Kathy Griffin and More Celebs Criticize Louis C.K.'s Comeback After Sexual Misconduct Scandal
Kathy Griffin, Padma Lakshimi and more are slamming Louis CK and the public's response to his recent performance, his first set since admitting to sexual harassment nine months ago
Actor and comedian Louis C.K. made a surprise appearance at New York City’s Comedy Cellar on Sunday night, his first set since admitting to sexual misconduct nine months ago. While the audience reportedly greeted him with a standing ovation, celebrities and fellow comedians are slamming his return to the stand-up circuit.
According to The New York Times, C.K., 50, took the stage for a 15-minute set around 11 p.m., performing for a sold-out crowd of roughly 115 people. Dressed in a black V-neck shirt and gray pants, the Louie star “was very relaxed,” the club’s owner, Noam Dworman, told the Times. He did not mention the allegations against him, and instead worked his way through “typical Louis C.K. stuff” like racism, parades and tips for waitresses.
“It sounded just like he was trying to work out some new material,” Dworman said. “Almost like any time of the last 10 years he would come in at the beginning of a new act.”
And to comedians who’ve struggled to earn time on Comedy Cellar’s well-known stage, the issue is just that. His comeback, as some are calling it, suggests nothing has changed for his career despite his actions. Here are the celebs saying Louis C.K. should disappear all over again.
The stand-up comedian Kathy Griffin took issue with “the boys club” that allowed C.K. back onstage so quickly.
Top Chef host and cookbook author Padma Lakshmi used the opportunity to encourage her fans to support other, lesser-known comedians, especially women and people of color, instead of C.K.
Corporate star and stand-up Aparna Nancherla also took issue with the role of men in society.
Elayne Boosler, one of the first women to build a successful career in comedy, implied C.K. was a “bully” and a “coward.”
Chuck Wendig, a popular comic book writer shared that C.K. was “once one of [his] favorite comedians” but called out the hypocrisy of his jokes about “white dudeness.”
Ian Karmel, the head writer for The Late Late Show with James Corden, worried about what C.K.’s return could mean for women in the workplace.

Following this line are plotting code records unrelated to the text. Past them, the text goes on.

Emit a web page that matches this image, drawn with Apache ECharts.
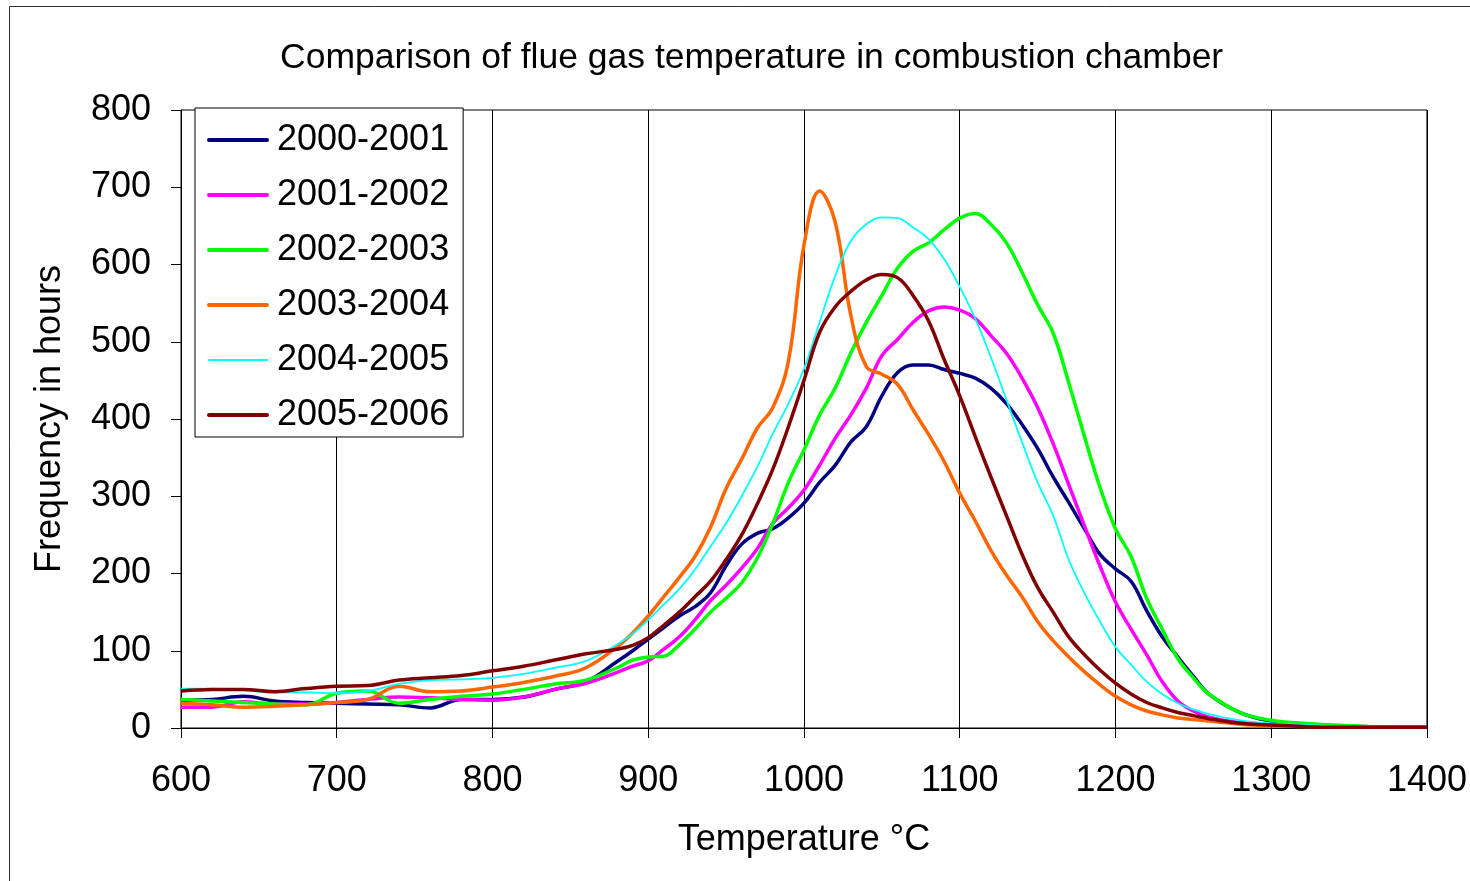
<!DOCTYPE html>
<html>
<head>
<meta charset="utf-8">
<script src="https://cdn.jsdelivr.net/npm/echarts@6/dist/echarts.min.js"></script>
<style>
html,body{margin:0;padding:0;background:#fff;}
#c{width:1470px;height:881px;}
</style>
</head>
<body>
<div id="c"></div>
<script>
const temps = [600,620,640,660,680,700,720,740,760,780,800,820,840,860,880,
  890,900,910,920,930,940,950,960,970,980,990,1000,1010,1020,1030,1040,1050,1060,1070,1080,1090,1100,
  1110,1120,1130,1140,1150,1160,1170,1180,1190,1200,1210,1220,1230,1240,1250,1260,
  1280,1300,1320,1340,1360,1380,1400];

const s2000 = [36,37,41,35,33,32,31,30,26,37,37,40,50,60,86,
  100,115,130,145,157,175,210,238,252,258,272,291,318,340,370,390,430,460,470,470,464,459,
  453,440,420,393,362,325,292,258,225,206,190,152,118,92,67,44,
  20,9,5,3,2,1,1];
const s2001 = [27,27,34,31,31,33,37,40,39,37,36,40,50,58,72,
  80,87,102,118,140,165,185,207,232,265,285,308,340,375,405,440,482,503,525,540,545,541,
  530,508,485,453,415,368,315,262,210,163,128,95,60,35,22,14,
  7,4,3,2,1,1,1];
const s2002 = [37,35,33,31,30,45,48,32,37,41,44,50,57,62,78,
  88,92,93,108,128,150,168,188,220,265,318,360,405,440,485,525,560,595,617,628,645,660,
  666,652,628,590,548,511,447,378,312,258,222,168,128,90,65,44,
  20,10,6,4,2,1,1];
const s2003 = [32,30,27,28,30,33,37,54,47,48,53,59,67,78,105,
  123,145,170,195,222,260,310,348,388,415,475,625,695,655,535,468,458,445,412,380,345,304,
  268,230,198,170,138,113,92,73,56,41,30,22,17,13,11,9,
  5,3,2,1,1,1,1];
const s2004 = [51,51,49,46,46,45,48,57,62,63,65,70,78,87,108,
  122,140,160,180,205,235,265,300,338,381,420,465,525,585,630,652,661,660,648,633,607,571,
  530,480,425,370,318,275,218,175,138,105,82,60,44,32,24,18,
  10,6,4,2,1,1,1];
const s2005 = [48,50,50,47,51,54,55,62,65,68,74,80,88,96,102,
  107,117,133,150,170,190,218,250,290,335,390,450,512,545,565,580,587,583,560,527,477,430,
  377,325,275,225,182,150,118,95,75,58,44,33,26,20,16,12,
  6,4,2,1,1,1,1];

const seriesNames = ['2000-2001','2001-2002','2002-2003','2003-2004','2004-2005','2005-2006'];
const seriesValues = [s2000,s2001,s2002,s2003,s2004,s2005];
const colors = ['#000080','#FF00FF','#00FF00','#FF6600','#00FFFF','#800000'];
const widths = [3.5,3.5,3.5,3.5,1.8,3.5];
const legendWidths = [4,4,4,4,2,4];
const yTicks = [0,100,200,300,400,500,600,700,800];
const xTicks = [600,700,800,900,1000,1100,1200,1300,1400];

const FONT = '"Liberation Sans", Arial, sans-serif';
const chart = echarts.init(document.getElementById('c'), null, {renderer:'canvas'});
chart.setOption({
  animation:false,
  backgroundColor:'#fff',
  title:{
    text:'Comparison of flue gas temperature in combustion chamber',
    left:275, top:35,
    textStyle:{fontFamily:FONT,fontSize:35.5,fontWeight:'normal',color:'#000'}
  },
  graphic:[{
    type:'rect', shape:{x:9.5,y:6.5,width:1600,height:1000},
    style:{fill:'none',stroke:'#333',lineWidth:1}, silent:true, z:-1
  }],
  legend:{
    orient:'vertical', left:195, top:108,
    padding:[12,14,2,12], itemGap:15,
    itemWidth:58, itemHeight:14,
    backgroundColor:'#fff', borderColor:'#000', borderWidth:1,
    itemStyle:{opacity:0},
    lineStyle:{width:4,cap:'round'},
    textStyle:{fontFamily:FONT,fontSize:36,color:'#000',lineHeight:40,padding:[0,0,0,5]},
    data:seriesNames.map((n,i)=>({name:n,lineStyle:{width:legendWidths[i],cap:'round'}}))
  },
  grid:{left:181,top:110,right:43,bottom:153,show:true,borderColor:'#000',borderWidth:1,backgroundColor:'transparent'},
  xAxis:{
    type:'value', min:600, max:1400, interval:100,
    name:'Temperature \u00B0C', nameLocation:'middle', nameGap:94,
    nameTextStyle:{fontFamily:FONT,fontSize:36,color:'#000'},
    axisLine:{lineStyle:{color:'#000',width:1}},
    axisTick:{show:true,length:10,inside:false,lineStyle:{color:'#000'}},
    axisLabel:{fontFamily:FONT,fontSize:36,color:'#000',margin:35,
      formatter:v=>xTicks.includes(v)?String(v):''},
    splitLine:{show:true,lineStyle:{color:'#000',width:1}}
  },
  yAxis:{
    type:'value', min:0, max:800, interval:100,
    name:'Frequency in hours', nameLocation:'middle', nameGap:113, nameRotate:90,
    nameTextStyle:{fontFamily:FONT,fontSize:36,color:'#000'},
    axisLine:{show:true,lineStyle:{color:'#000',width:1}},
    axisTick:{show:true,length:10,inside:false,lineStyle:{color:'#000'}},
    axisLabel:{fontFamily:FONT,fontSize:36,color:'#000',margin:30,
      formatter:v=>yTicks.includes(v)?String(v):''},
    splitLine:{show:false}
  },
  series:seriesNames.map((n,i)=>({
    name:n, type:'line', smooth:0.4, symbol:'none', showSymbol:false,
    data:temps.map((t,j)=>[t,seriesValues[i][j]]),
    lineStyle:{color:colors[i],width:widths[i]},
    itemStyle:{color:colors[i]},
    clip:false
  }))
});
</script>
</body>
</html>
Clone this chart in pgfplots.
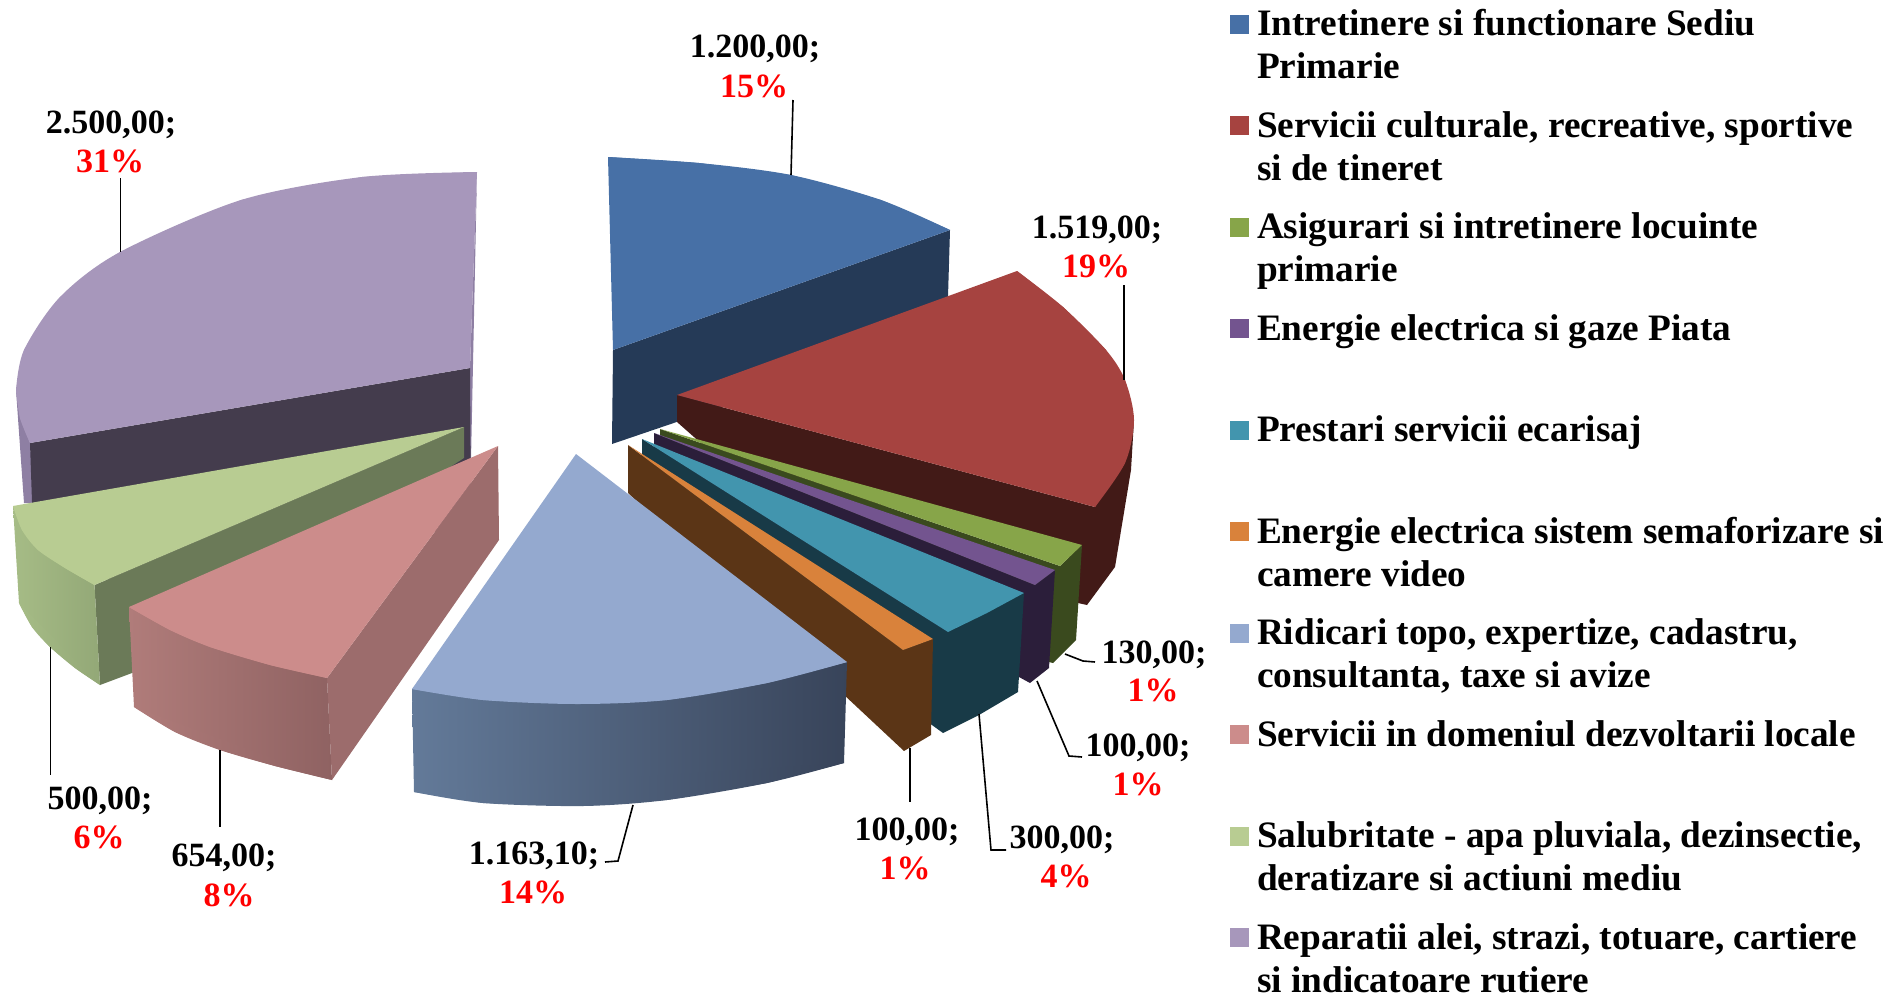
\documentclass[border=0pt]{standalone}
\usepackage{fontspec}
\setmainfont{Liberation Serif}
\usepackage{pgfplots}
\pgfplotsset{compat=1.18}
\definecolor{cA}{HTML}{4770A6}\definecolor{cAd}{HTML}{253A57}
\definecolor{cB}{HTML}{A64340}\definecolor{cBd}{HTML}{421A17}
\definecolor{cC}{HTML}{87A549}\definecolor{cCd}{HTML}{3A4A1E}
\definecolor{cD}{HTML}{73548F}\definecolor{cDd}{HTML}{2B1E3A}
\definecolor{cE}{HTML}{4295AE}\definecolor{cEd}{HTML}{183A47}
\definecolor{cF}{HTML}{D9823B}\definecolor{cFd}{HTML}{5B3516}
\definecolor{cG}{HTML}{94A9CF}\definecolor{cGl}{HTML}{637A99}\definecolor{cGr}{HTML}{38445A}
\definecolor{cH}{HTML}{CC8C8B}\definecolor{cHd}{HTML}{9C6C6C}\definecolor{cHl}{HTML}{B07C7A}\definecolor{cHr}{HTML}{8F6262}
\definecolor{cI}{HTML}{B8CC92}\definecolor{cId}{HTML}{6B7A58}\definecolor{cIl}{HTML}{A6BC86}\definecolor{cIr}{HTML}{93A877}
\definecolor{cJ}{HTML}{A797BB}\definecolor{cJd}{HTML}{443C4D}\definecolor{cJs}{HTML}{8E7FA3}
\newcommand{\lgd}[1]{\smash{\parbox[t]{640pt}{#1}}}
\newcommand{\lab}[6]{%
 \node[anchor=base,text=black] at (axis cs:#1,#2) {#5};
 \node[anchor=base,text=red] at (axis cs:#3,#4) {#6};}
\begin{document}
\begin{tikzpicture}
\useasboundingbox (0,0) rectangle (1890pt,996pt);
\begin{axis}[
 at={(0,0)},anchor=south west,
 scale only axis,width=1890pt,height=996pt,
 xmin=0,xmax=1890,ymin=0,ymax=996,y dir=reverse,
 hide axis,clip=false,
 font=\fontsize{34}{43}\selectfont\bfseries,
 nodes={inner sep=0pt,outer sep=0pt},
 legend image code/.code={\fill[#1] (0pt,21pt) rectangle (19pt,40pt);},
 legend cell align=left,
 legend style={draw=none,fill=none,inner sep=0pt,outer sep=0pt,row sep=0pt,
   at={(axis cs:1230,4)},anchor=north west,
   font=\fontsize{37.3}{43}\selectfont\bfseries,
   nodes={inner sep=0pt,outer sep=0pt,text height=31.5pt,text depth=70pt},
   /tikz/every odd column/.append style={column sep=8pt}},
 every axis plot/.append style={forget plot,draw=none},
]
\addlegendimage{fill=cA}\addlegendentry{\lgd{Intretinere si functionare Sediu\\Primarie}}
\addlegendimage{fill=cB}\addlegendentry{\lgd{Servicii culturale, recreative, sportive\\si de tineret}}
\addlegendimage{fill=cC}\addlegendentry{\lgd{Asigurari si intretinere locuinte\\primarie}}
\addlegendimage{fill=cD}\addlegendentry{\lgd{Energie electrica si gaze Piata}}
\addlegendimage{fill=cE}\addlegendentry{\lgd{Prestari servicii ecarisaj}}
\addlegendimage{fill=cF}\addlegendentry{\lgd{Energie electrica sistem semaforizare si\\camere video}}
\addlegendimage{fill=cG}\addlegendentry{\lgd{Ridicari topo, expertize, cadastru,\\consultanta, taxe si avize}}
\addlegendimage{fill=cH}\addlegendentry{\lgd{Servicii in domeniul dezvoltarii locale}}
\addlegendimage{fill=cI}\addlegendentry{\lgd{Salubritate - apa pluviala, dezinsectie,\\deratizare si actiuni mediu}}
\addlegendimage{fill=cJ}\addlegendentry{\lgd{Reparatii alei, strazi, totuare, cartiere\\si indicatoare rutiere}}

% Reparatii (lilac)
\addplot[fill=cJs] coordinates {(16,390)(24,503)(35,503)(30,443)(16,390)};
\addplot[fill=cJs] coordinates {(477,172)(471,460)(468,460)(470,368)(477,172)};
\addplot[fill=cJd] coordinates {(30,443)(470,368)(471,526)(35,590)(30,443)};
\addplot[fill=cJ] coordinates {(477,172)(362,177)(241,200)(120,252)(60,297)(24,350)(16,390)(20,418)(30,443)(470,368)(477,172)};
\addplot[fill=cJ,smooth] coordinates {(477,172)(362,177)(241,200)(120,252)(60,297)(24,350)(16,390)};
\addplot[fill=cJ,smooth] coordinates {(16,390)(20,418)(30,443)};
% Intretinere (blue)
\addplot[fill=cAd] coordinates {(613,350)(950,230)(947,330)(612,444)(613,350)};
\addplot[fill=cA] coordinates {(608,157)(699,163)(791,175)(881,200)(950,230)(613,350)(608,157)};
\addplot[fill=cA,smooth] coordinates {(608,157)(699,163)(791,175)(881,200)(950,230)};
% Servicii culturale (red)
\addplot[fill=cBd] coordinates {(677,395)(1095,507)(1134,420)(1131,470)(1115,567)(1087,605)(1078,603)(1078,560)(720,460)(677,422)(677,395)};
\addplot[fill=cB] coordinates {(677,395)(1017,271)(1063,307)(1106,350)(1125,380)(1134,420)(1125,463)(1095,507)(677,395)};
\addplot[fill=cB,smooth] coordinates {(1017,271)(1063,307)(1106,350)(1125,380)(1134,420)(1125,463)(1095,507)};
% Asigurari (green)
\addplot[fill=cCd] coordinates {(660,429)(1060,566)(1082,545)(1076,640)(1053,663)(1040,660)(660,440)(660,429)};
\addplot[fill=cC] coordinates {(660,429)(1082,545)(1060,566)(660,429)};
% Energie Piata (purple)
\addplot[fill=cDd] coordinates {(654,433)(1035,585)(1055,570)(1049,668)(1030,683)(1019,677)(654,450)(654,433)};
\addplot[fill=cD] coordinates {(654,433)(1055,570)(1035,585)(654,433)};
% Ecarisaj (teal)
\addplot[fill=cEd] coordinates {(642,439)(948,632)(1024,593)(1018,692)(979,715)(943,733)(925,720)(642,470)(642,439)};
\addplot[fill=cE] coordinates {(642,439)(1024,593)(987,613)(948,632)(642,439)};
% Semaforizare (orange)
\addplot[fill=cFd] coordinates {(628,445)(903,650)(933,639)(931,735)(904,751)(628,493)(628,445)};
\addplot[fill=cF] coordinates {(628,445)(933,639)(903,650)(628,445)};
% Ridicari (light blue)
\addplot[left color=cGl,right color=cGr] coordinates {(412,689)(847,662)(844,763)(767,783)(667,800)(583,806)(483,803)(414,792)(412,689)};
\addplot[left color=cGl,right color=cGr,smooth] coordinates {(414,792)(483,803)(583,806)(667,800)(767,783)(844,763)};
\addplot[fill=cG] coordinates {(576,454)(847,662)(767,683)(667,700)(577,704)(483,700)(412,689)(576,454)};
\addplot[fill=cG,smooth] coordinates {(847,662)(767,683)(667,700)(577,704)(483,700)(412,689)};
% Salubritate (light green)
\addplot[fill=cId] coordinates {(464,427)(94.5,585)(100,685)(132,673)(464,458)(464,427)};
\addplot[left color=cIl,right color=cIr] coordinates {(13,506)(94.5,585)(100,685)(75,668)(50,647)(32,627)(19,603)(13,506)};
\addplot[left color=cIl,right color=cIr,smooth] coordinates {(19,603)(32,627)(50,647)(75,668)(100,685)};
\addplot[fill=cI] coordinates {(464,427)(13,506)(22,530)(38,550)(65,568)(94.5,585)(464,427)};
\addplot[fill=cI,smooth] coordinates {(13,506)(22,530)(38,550)(65,568)(94.5,585)};
% Dezvoltare (pink)
\addplot[fill=cHd] coordinates {(498,446)(499,540)(332,780)(327,678)(498,446)};
\addplot[left color=cHl,right color=cHr] coordinates {(129,607)(327,678)(332,780)(275,766)(220,750)(175,732)(134,707)(129,607)};
\addplot[left color=cHl,right color=cHr,smooth] coordinates {(134,707)(175,732)(220,750)(275,766)(332,780)};
\addplot[fill=cH] coordinates {(498,446)(327,678)(270,665)(210,647)(170,630)(129,607)(498,446)};
\addplot[fill=cH,smooth] coordinates {(129,607)(170,630)(210,647)(270,665)(327,678)};

% leaders
\addplot[draw=black,line width=1.6pt] coordinates {(793,100)(791,175)};
\addplot[draw=black,line width=1.6pt] coordinates {(1124,285)(1124,380)};
\addplot[draw=black,line width=1.6pt] coordinates {(120.5,178)(120.5,252)};
\addplot[draw=black,line width=1.6pt] coordinates {(50.5,647)(50.5,775)};
\addplot[draw=black,line width=1.6pt] coordinates {(220,750)(220,827)};
\addplot[draw=black,line width=1.6pt] coordinates {(633,805)(618,861)(605,862)};
\addplot[draw=black,line width=1.6pt] coordinates {(910,748)(910,802)};
\addplot[draw=black,line width=1.6pt] coordinates {(979,714)(991,850)(1006,850)};
\addplot[draw=black,line width=1.6pt] coordinates {(1037,681)(1069,756)(1082,757)};
\addplot[draw=black,line width=1.6pt] coordinates {(1065,654)(1083,661)(1095,662)};

\lab{755}{57}{754}{97}{1.200,00;}{15\%}
\lab{1097}{238}{1096}{277}{1.519,00;}{19\%}
\lab{1154}{663}{1153}{701}{130,00;}{1\%}
\lab{1138}{756}{1138}{795}{100,00;}{1\%}
\lab{1062}{848}{1066}{887}{300,00;}{4\%}
\lab{907}{840}{905}{879}{100,00;}{1\%}
\lab{534}{864}{533}{903}{1.163,10;}{14\%}
\lab{224}{866}{229}{906}{654,00;}{8\%}
\lab{100}{809}{99}{848}{500,00;}{6\%}
\lab{111}{133}{110}{172}{2.500,00;}{31\%}
\end{axis}
\end{tikzpicture}
\end{document}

Another facet of the controversy developed when comedian Michael Ian Black tweeted in favor of C.K.’s behavior, admitting that he didn’t know if C.K. had “served his time” but was happy to see him try.
One of the first to respond was former Roseanne star Tom Arnold. The actor and comedian joked wryly that Black would be trying to helped disgraced former Today host Matt Lauer.
The New York Times reported on C.K.’s behavior in a November article, in which five women, including comedians Dana Min Goodman, Julia Wolov and Rebecca Corry, detailed their alleged experiences with him, which include him masturbating in front of them without their consent. The next day, C.K. responded with a lengthy statement in which he admitted that “these stories are true.”
He added, “The hardest regret to live with is what you’ve done to hurt someone else. And I can hardly wrap my head around the scope of hurt I brought on them … I have spent my long and lucky career talking and saying anything I want. I will now step back and take a long time to listen.”
Since then, FX severed ties with C.K., whose shows Louie and Better Things aired on the network. C.K. was dropped by all his reps, too, while Netflix cancelled an upcoming stand-up special and HBO cut all of his content from its library. Orchard also canceled the release of his film I Love You, Daddy — though C.K. bought the rights to the title back.